Brunnbauer relativiert aber, dass Russlands Einfluss bisher nicht so gross sei, wie der Kreml immer behaupte. Und Schmid ergänzt: «Orban weiss genau, dass Ungarn von der EU profitiert, weshalb ein Austritt kein Thema ist. Vucic weiss ebenfalls, dass der serbische Handel mit der EU ungleich wichtiger ist als der Handel mit Russland.»

Warum macht die EU eine schlechte Falle?

Burkhardts Urteil über den Umgang der EU mit den Beitrittskandidaten Georgien und Moldau ist negativ: «Die EU bleibt blass.» Ihre langwierigen Beitrittsverhandlungen mit unbestimmter zeitlicher Perspektive träfen auf brennende innenpolitische Problemthemen wie Sicherheit, Wirtschaft und demografische Entwicklung.
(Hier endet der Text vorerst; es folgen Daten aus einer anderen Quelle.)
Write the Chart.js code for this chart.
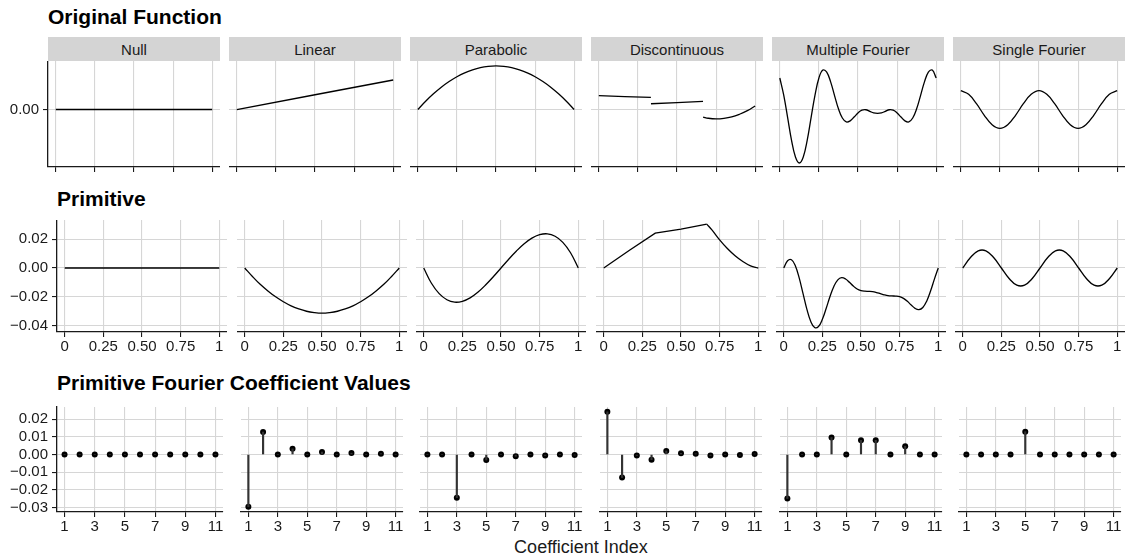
<!DOCTYPE html>
<html>
<head>
<meta charset="utf-8">
<script src="https://cdn.jsdelivr.net/npm/chart.js@4.4.1/dist/chart.umd.min.js"></script>
<style>
  body { margin: 0; background: #fff; width: 1126px; height: 559px; position: relative; overflow: hidden;
         font-family: "Liberation Sans", Arial, sans-serif; color: #1a1a1a; }
  .title { position: absolute; font-weight: bold; font-size: 21px; line-height: 21px; white-space: nowrap; color: #000; }
  .strip { position: absolute; background: #d4d4d4; font-size: 15px; display: flex; align-items: center; justify-content: center; }
  .xtitle { position: absolute; font-size: 18px; line-height: 18px; white-space: nowrap; transform: translateX(-50%); }
  canvas { position: absolute; }
</style>
</head>
<body>
<script>
// panel names (facet strips)
const panelNames = ["Null", "Linear", "Parabolic", "Discontinuous", "Multiple Fourier", "Single Fourier"];

// x samples on [0, 1]
const fnX = [0, 0.05, 0.1, 0.15, 0.2, 0.25, 0.3, 0.35, 0.4, 0.45, 0.5,
             0.55, 0.6, 0.65, 0.7, 0.75, 0.8, 0.85, 0.9, 0.95, 1];
const fnXFine = [0, 0.025, 0.05, 0.075, 0.1, 0.125, 0.15, 0.175, 0.2, 0.225, 0.25,
                 0.275, 0.3, 0.325, 0.35, 0.375, 0.4, 0.425, 0.45, 0.475, 0.5,
                 0.525, 0.55, 0.575, 0.6, 0.625, 0.65, 0.675, 0.7, 0.725, 0.75,
                 0.775, 0.8, 0.825, 0.85, 0.875, 0.9, 0.925, 0.95, 0.975, 1];
const fnTicks = [0, 0.25, 0.5, 0.75, 1];
const fnTickLabels = ["0", "0.25", "0.50", "0.75", "1"];

// original functions
const origNullX = [0, 1];
const origNull = [0, 0];
const origLinearX = [0, 1];
const origLinear = [0, 0.25];
const origParabolic = [0, 0.070, 0.133, 0.189, 0.237, 0.278, 0.311, 0.336, 0.355, 0.366, 0.370,
                       0.366, 0.355, 0.336, 0.311, 0.278, 0.237, 0.189, 0.133, 0.070, 0];
const origDiscX = [0, 0.333, 0.3333, 0.3336, 0.6664, 0.6667, 0.667, 0.7, 0.75, 0.8, 0.85, 0.9, 0.95, 1];
const origDisc = [0.117, 0.103, null, 0.049, 0.069, null, -0.064, -0.074, -0.080, -0.0755, -0.063, -0.040, -0.010, 0.030];
const origMulti = [0.267, 0.122, -0.069, -0.261, -0.402, -0.453, -0.402, -0.261, -0.069, 0.122, 0.267,
                   0.334, 0.317, 0.234, 0.118, 0.006, -0.072, -0.105, -0.096, -0.064, -0.029,
                   -0.006, -0.002, -0.015, -0.029, -0.033, -0.029, -0.015, -0.002, -0.006, -0.029,
                   -0.064, -0.096, -0.105, -0.072, 0.006, 0.118, 0.234, 0.317, 0.334, 0.267];
const origSingle = [0.16, 0.129, 0.049, -0.049, -0.129, -0.16, -0.129, -0.049, 0.049, 0.129, 0.16,
                    0.129, 0.049, -0.049, -0.129, -0.16, -0.129, -0.049, 0.049, 0.129, 0.16];
const origTicks = [0];
const origTickLabels = ["0.00"];

// primitives
const primNullX = [0, 1];
const primNull = [0, 0];
const primLinear = [0, -0.0059, -0.0113, -0.0159, -0.0200, -0.0234, -0.0263, -0.0284, -0.0300, -0.0309, -0.0313,
                    -0.0309, -0.0300, -0.0284, -0.0263, -0.0234, -0.0200, -0.0159, -0.0113, -0.0059, 0];
const primParabolic = [0, -0.0106, -0.0178, -0.0220, -0.0237, -0.0231, -0.0207, -0.0168, -0.0118, -0.0061, 0,
                       0.0061, 0.0118, 0.0168, 0.0207, 0.0231, 0.0237, 0.0220, 0.0178, 0.0106, 0];
const primDiscAX = [0, 0.1667, 0.3333, 0.5, 0.6667];
const primDiscA = [0, 0.0123, 0.0242, 0.0270, 0.0304];
const primDiscBX = [0.6667, 0.7, 0.75, 0.8, 0.85, 0.9, 0.95, 1];
const primDiscB = [0.0304, 0.0265, 0.0195, 0.0135, 0.0085, 0.0045, 0.0015, 0];
const primMulti = [0, 0.0050, 0.0057, 0.0016, -0.0069, -0.0178, -0.0287, -0.0371, -0.0413, -0.0406, -0.0356,
                   -0.0279, -0.0196, -0.0126, -0.0082, -0.0067, -0.0076, -0.0099, -0.0125, -0.0146, -0.0157,
                   -0.0161, -0.0162, -0.0164, -0.0170, -0.0178, -0.0186, -0.0192, -0.0194, -0.0195, -0.0199,
                   -0.0211, -0.0231, -0.0257, -0.0280, -0.0289, -0.0274, -0.0230, -0.0160, -0.0077, 0];
const primSingle = [0, 0.0073, 0.0119, 0.0119, 0.0073, 0, -0.0073, -0.0119, -0.0119, -0.0073, 0,
                    0.0073, 0.0119, 0.0119, 0.0073, 0, -0.0073, -0.0119, -0.0119, -0.0073, 0];
const primTicks = [-0.04, -0.02, 0, 0.02];
const primTickLabels = ["\u22120.04", "\u22120.02", "0.00", "0.02"];

// Fourier coefficients of the primitives
const coefIndex = [1, 2, 3, 4, 5, 6, 7, 8, 9, 10, 11];
const coefNull = [0, 0, 0, 0, 0, 0, 0, 0, 0, 0, 0];
const coefLinear = [-0.0295, 0.0127, 0, 0.0032, 0, 0.0014, 0, 0.0008, 0, 0.0005, 0];
const coefParabolic = [0, 0, -0.0243, 0, -0.0031, 0, -0.0010, 0, -0.0005, 0, -0.0002];
const coefDisc = [0.0241, -0.0130, -0.0005, -0.0029, 0.0020, 0.0007, 0.0004, -0.0005, 0, -0.0003, 0.0003];
const coefMulti = [-0.0248, 0, 0, 0.0096, 0, 0.0080, 0.0080, 0, 0.0047, 0, 0];
const coefSingle = [0, 0, 0, 0, 0.0129, 0, 0, 0, 0, 0, 0];
const coefXTicks = [1, 3, 5, 7, 9, 11];
const coefXTickLabels = ["1", "3", "5", "7", "9", "11"];
const coefTicks = [-0.03, -0.02, -0.01, 0, 0.01, 0.02];
const coefTickLabels = ["\u22120.03", "\u22120.02", "\u22120.01", "0.00", "0.01", "0.02"];

const GRID = "#d6d6d6";
const AXIS = "#1a1a1a";
const FONT = "'Liberation Sans', Arial, sans-serif";

// layout of the three rows of panels
const rows = [
  { top: 61, bottom: 167, lefts: [48, 229, 410, 591, 772, 953], width: 172, axisW: 48, axisH: 10,
    yMin: -0.487, yMax: 0.411, yTicks: origTicks, yLabels: origTickLabels,
    xMin: -0.05, xMax: 1.05, xTicks: fnTicks, xLabels: null },
  { top: 220, bottom: 332, lefts: [57, 237, 416, 596, 776, 955], width: 170, axisW: 57, axisH: 30,
    yMin: -0.0444, yMax: 0.0333, yTicks: primTicks, yLabels: primTickLabels,
    xMin: -0.05, xMax: 1.05, xTicks: fnTicks, xLabels: fnTickLabels },
  { top: 403, bottom: 512, lefts: [57, 237, 416, 596, 776, 955], width: 170, axisW: 57, axisH: 30,
    yMin: -0.0324, yMax: 0.0268, yTicks: coefTicks, yLabels: coefTickLabels,
    xMin: 0.5, xMax: 11.5, xTicks: coefXTicks, xLabels: coefXTickLabels }
];

const pts = (xs, ys) => xs.map((x, i) => ({ x, y: ys[i] }));
const curve = (xs, ys, tension = 0.4) => ({
  data: pts(xs, ys), borderColor: "#000", borderWidth: 1.3, pointRadius: 0, tension, fill: false
});
const stems = (ys) => [
  { type: "bar", data: pts(coefIndex, ys), backgroundColor: "#333", barThickness: 1.5, borderWidth: 0 },
  { data: pts(coefIndex, ys), showLine: false, pointRadius: 3, pointBackgroundColor: "#000", pointBorderWidth: 0 }
];

function addText(cls, text, style) {
  const d = document.createElement("div");
  d.className = cls;
  d.textContent = text;
  d.style.cssText = style;
  document.body.appendChild(d);
}

function zeroPad(s) { s.paddingLeft = 0; s.paddingRight = 0; s.paddingTop = 0; s.paddingBottom = 0; }

function makePanel(rowIdx, col, datasets) {
  const r = rows[rowIdx];
  const first = col === 0;
  const left = r.lefts[col] - (first ? r.axisW : 0);
  const w = r.width + (first ? r.axisW : 0);
  const h = r.bottom - r.top + r.axisH;
  const canvas = document.createElement("canvas");
  canvas.width = w;
  canvas.height = h;
  canvas.style.cssText = `left:${left}px;top:${r.top}px;width:${w}px;height:${h}px`;
  document.body.appendChild(canvas);

  new Chart(canvas, {
    type: "line",
    data: { datasets },
    options: {
      responsive: false,
      animation: false,
      events: [],
      layout: { padding: 0 },
      plugins: { legend: { display: false }, tooltip: { enabled: false } },
      scales: {
        x: {
          type: "linear", min: r.xMin, max: r.xMax, offset: false,
          afterBuildTicks: (s) => { s.ticks = r.xTicks.map((v) => ({ value: v })); },
          afterFit: (s) => { s.height = r.axisH; zeroPad(s); },
          grid: { color: GRID, lineWidth: 1.1, tickColor: AXIS, tickLength: 5, tickWidth: 1.1, offset: false },
          border: { display: true, color: AXIS, width: 1.3 },
          ticks: {
            display: !!r.xLabels, autoSkip: false, maxRotation: 0, padding: 1, color: AXIS,
            font: { family: FONT, size: 15 },
            callback: (v, i) => (r.xLabels ? r.xLabels[i] : "")
          }
        },
        y: {
          type: "linear", min: r.yMin, max: r.yMax,
          afterBuildTicks: (s) => { s.ticks = r.yTicks.map((v) => ({ value: v })); },
          afterFit: (s) => { s.width = first ? r.axisW : 0; zeroPad(s); },
          grid: { color: GRID, lineWidth: 1.1, tickColor: AXIS, tickLength: 5, tickWidth: 1.1, drawTicks: first },
          border: { display: first, color: AXIS, width: 1.3 },
          ticks: {
            display: first, padding: 4, color: AXIS,
            font: { family: FONT, size: 15 },
            callback: (v, i) => r.yLabels[i]
          }
        }
      }
    }
  });
}

// titles and strips
addText("title", "Original Function", "left:48px;top:5.5px");
addText("title", "Primitive", "left:57px;top:188px");
addText("title", "Primitive Fourier Coefficient Values", "left:57px;top:371.5px");
panelNames.forEach((name, i) => {
  addText("strip", name, `left:${rows[0].lefts[i]}px;top:37px;width:${rows[0].width}px;height:24px`);
});
addText("xtitle", "Coefficient Index", "left:581px;top:538px");

// row 1: original functions
makePanel(0, 0, [curve(origNullX, origNull)]);
makePanel(0, 1, [curve(origLinearX, origLinear)]);
makePanel(0, 2, [curve(fnX, origParabolic)]);
makePanel(0, 3, [curve(origDiscX, origDisc)]);
makePanel(0, 4, [curve(fnXFine, origMulti)]);
makePanel(0, 5, [curve(fnX, origSingle)]);

// row 2: primitives
makePanel(1, 0, [curve(primNullX, primNull)]);
makePanel(1, 1, [curve(fnX, primLinear)]);
makePanel(1, 2, [curve(fnX, primParabolic)]);
makePanel(1, 3, [curve(primDiscAX, primDiscA, 0), curve(primDiscBX, primDiscB)]);
makePanel(1, 4, [curve(fnXFine, primMulti)]);
makePanel(1, 5, [curve(fnX, primSingle)]);

// row 3: coefficients
makePanel(2, 0, stems(coefNull));
makePanel(2, 1, stems(coefLinear));
makePanel(2, 2, stems(coefParabolic));
makePanel(2, 3, stems(coefDisc));
makePanel(2, 4, stems(coefMulti));
makePanel(2, 5, stems(coefSingle));
</script>
</body>
</html>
Burkhardt: «Obwohl die EU auch ein geopolitischer Akteur in der Region sein will, kann und will sie offensichtlich keine harte Sicherheitspolitik machen. Das lässt die Bedrohung durch Russland umso konkreter werden.»

Russland habe nach anfänglichen Rückschlägen im Ukraine-Krieg wieder aufgeholt und wolle sogar einzelne ehemalige Sowjetstaaten wie möglicherweise Georgien wieder zurück in seinen Orbit holen, sagt Burkhardt. Er warnt: «Diese Situation könnte sich in den nächsten Monaten und Jahren sehr dynamisch zuungunsten der EU entwickeln.»

Wie können wir uns gegen Putin wehren?

Die Experten plädieren dafür, mit Sanktionen gegen die Verletzung von Grundwerten wie der Demokratie vorzugehen. Und Brunnbauer beruhigt: «Die russischen Ressourcen sind beschränkt. Und je widerstandsfähiger und demokratischer unsere Gesellschaften sind, desto weniger greifen auch die russischen Einflussversuche, ob bei Wahlen oder ganz allgemein.»